The book opens with a gory battle as Bolt and his fellow D-3 agents attempt to arrest high-profile French heroin kingpin Antoine Peray. But even imprisoned in an American hospital (recuperating from the bullet in the thigh Bolt gave him) Peray is still dangerous: he has placed a bounty on Bolt's head, and there are many willing to collect it. Not only that, but a black American heroin dealer named St. James Livingston has been working on a huge shipment with Peray, brining in a thousand kilos of heroin, the largest shipment in history.
Livingston has his own troubles: he's created a draught of heroin in NYC, hoping to make a huge score when he imports the massive shipment of heroin. But Peray's imprisonment hamstrings him. In an attempt to make Peray stay true to his deal, Livingston kidnaps Peray's daughter. Bolt is caught in the middle of all this, going up against two kingpins who both want him dead. Along the way he meets the daughter of a man he killed in self-defense years before, defends himself with nothing but a pot of hot coffee against shotgun-wielding street thugs, and engages in several battles of will against his D-3 boss.

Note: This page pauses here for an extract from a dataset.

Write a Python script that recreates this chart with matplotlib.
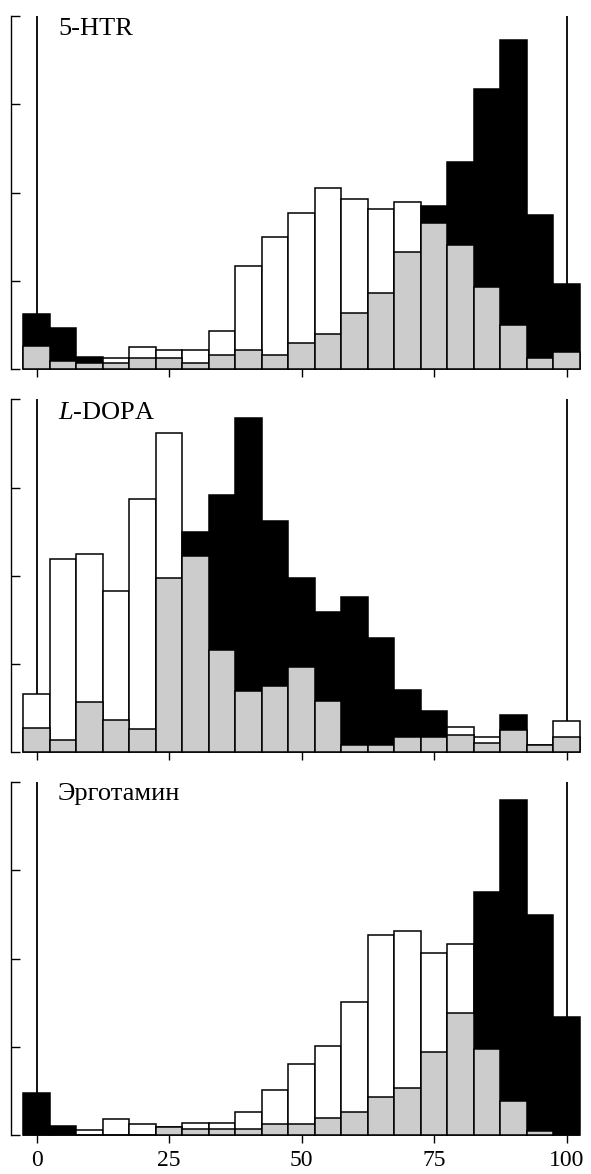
import matplotlib
matplotlib.use("Agg")
import matplotlib.pyplot as plt
import numpy as np

plt.rcParams['font.family'] = ['Liberation Serif', 'DejaVu Serif']
plt.rcParams['mathtext.fontset'] = 'custom'
plt.rcParams['mathtext.rm'] = 'Liberation Serif'
plt.rcParams['mathtext.it'] = 'Liberation Serif:italic'

bins = [0, 5, 10, 15, 20, 25, 30, 35, 40, 45, 50, 55, 60, 65, 70, 75, 80, 85, 90, 95, 100]

# 5-HTR
htr_total = [0.62, 0.46, 0.14, 0.12, 0.245, 0.21, 0.21, 0.43, 1.17, 1.50, 1.77, 2.05, 1.93, 1.81, 1.89,
             1.85, 2.35, 3.17, 3.73, 1.74, 0.96]
htr_gray = [0.26, 0.094, 0.071, 0.064, 0.128, 0.128, 0.064, 0.159, 0.215, 0.155, 0.30, 0.40, 0.63, 0.86, 1.33,
            1.66, 1.41, 0.93, 0.50, 0.13, 0.196]
htr_black = [1, 1, 1, 0, 0, 0, 0, 0, 0, 0, 0, 0, 0, 0, 0, 1, 1, 1, 1, 1, 1]

# L-DOPA
dopa_total = [0.66, 2.19, 2.25, 1.83, 2.87, 3.62, 2.50, 2.92, 3.79, 2.62, 1.98, 1.59, 1.76, 1.29, 0.71,
              0.47, 0.29, 0.17, 0.42, 0.083, 0.35]
dopa_gray = [0.27, 0.14, 0.57, 0.37, 0.26, 1.98, 2.23, 1.16, 0.69, 0.75, 0.97, 0.58, 0.083, 0.083, 0.17,
             0.17, 0.196, 0.11, 0.25, 0.083, 0.176]
dopa_black = [0, 0, 0, 0, 0, 0, 1, 1, 1, 1, 1, 1, 1, 1, 1, 1, 0, 0, 1, 0, 0]

# Эрготамин
ergo_total = [0.48, 0.105, 0.057, 0.18, 0.13, 0.094, 0.14, 0.14, 0.26, 0.51, 0.80, 1.01, 1.51, 2.27, 2.31,
              2.06, 2.16, 2.75, 3.80, 2.49, 1.34]
ergo_gray = [0.0, 0.0, 0.0, 0.0, 0.0, 0.094, 0.064, 0.064, 0.064, 0.125, 0.125, 0.196, 0.26, 0.43, 0.53,
             0.94, 1.38, 0.97, 0.385, 0.045, 0.0]
ergo_black = [1, 1, 0, 0, 0, 0, 0, 0, 0, 0, 0, 0, 0, 0, 0, 0, 0, 1, 1, 1, 1]

panels = [
    ("5-HTR", htr_total, htr_gray, htr_black, 3.79),
    ("$\\mathit{L}$-DOPA", dopa_total, dopa_gray, dopa_black, 3.78),
    ("Эрготамин", ergo_total, ergo_gray, ergo_black, 3.80),
]

xticks = [0, 25, 50, 75, 100]

fig = plt.figure(figsize=(5.91, 11.74), dpi=100)
H = 1174.0
W = 591.0
bottoms_px = [369.0, 752.3, 1135.0]
height_px = 353.0
left_px = 11.0
x0_px = 36.7
ppu = 5.30
xmin = (left_px - x0_px) / ppu
xmax = (W - x0_px) / ppu

for i, (name, total, gray, black, ty) in enumerate(panels):
    b = bottoms_px[i]
    ax = fig.add_axes([left_px / W, 1 - b / H, (W - left_px) / W, height_px / H])
    ax.set_xlim(xmin, xmax)
    ax.set_ylim(0, 4)
    # vertical reference lines at 0 and 100
    ax.vlines([bins[0], bins[-1]], [total[0], total[-1]], 4, colors='black', lw=1.3, zorder=1)
    faces = ['black' if k else 'white' for k in black]
    ax.bar(bins, total, width=5, color=faces, edgecolor='black', linewidth=1.1, zorder=2, clip_on=False)
    ax.bar(bins, gray, width=5, color='#cccccc', edgecolor='black', linewidth=1.1, zorder=3, clip_on=False)
    for s in ['top', 'right', 'bottom']:
        ax.spines[s].set_visible(False)
    ax.spines['left'].set_bounds(0, 4)
    ax.spines['left'].set_linewidth(1.0)
    ax.set_yticks([0, 1, 2, 3, 4])
    ax.set_yticklabels([])
    ax.tick_params(axis='y', direction='in', length=6.5, width=1.0)
    ax.set_xticks(xticks)
    ax.tick_params(axis='x', direction='out', length=6, width=1.0, pad=5, labelsize=17)
    if i < 2:
        ax.set_xticklabels([])
    else:
        ax.set_xticklabels([str(t) for t in xticks])
    ax.text(4.0, ty, name, fontsize=19, ha='left', va='baseline')

fig.savefig("out.png", dpi=100)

Robert Hawkes was a psuedonym for Marc Olden, who these days is remembered mostly for his Black Samurai series. But if this first volume is any indication, Narc is actually the better series. It has all the Olden staples: sinewy prose, vivid action sequences, dollops of gore, colorful language, and good characterization. It also has more of a nihilistic feel than Black Samurai; Bolt is a die-hard cynic, he believes the world is rotten and is steadily going to hell. The nihilism goes into overdrive in a wonderful sequence in which Bolt flashes back to his training in "The Game," so called by the Japanese karate master who taught Bolt how to detect and deflect danger at every waking moment. (This martial arts bit also harkens back to Black Samurai, but the karate here is only marginal; Bolt mainly kills his opponents with a pistol or a custom-made shotgun.)
The series jumped over to Signet after this initial volume, with better cover art -- in fact, the Signet cover art came from the same artist who did the Black Samurai covers.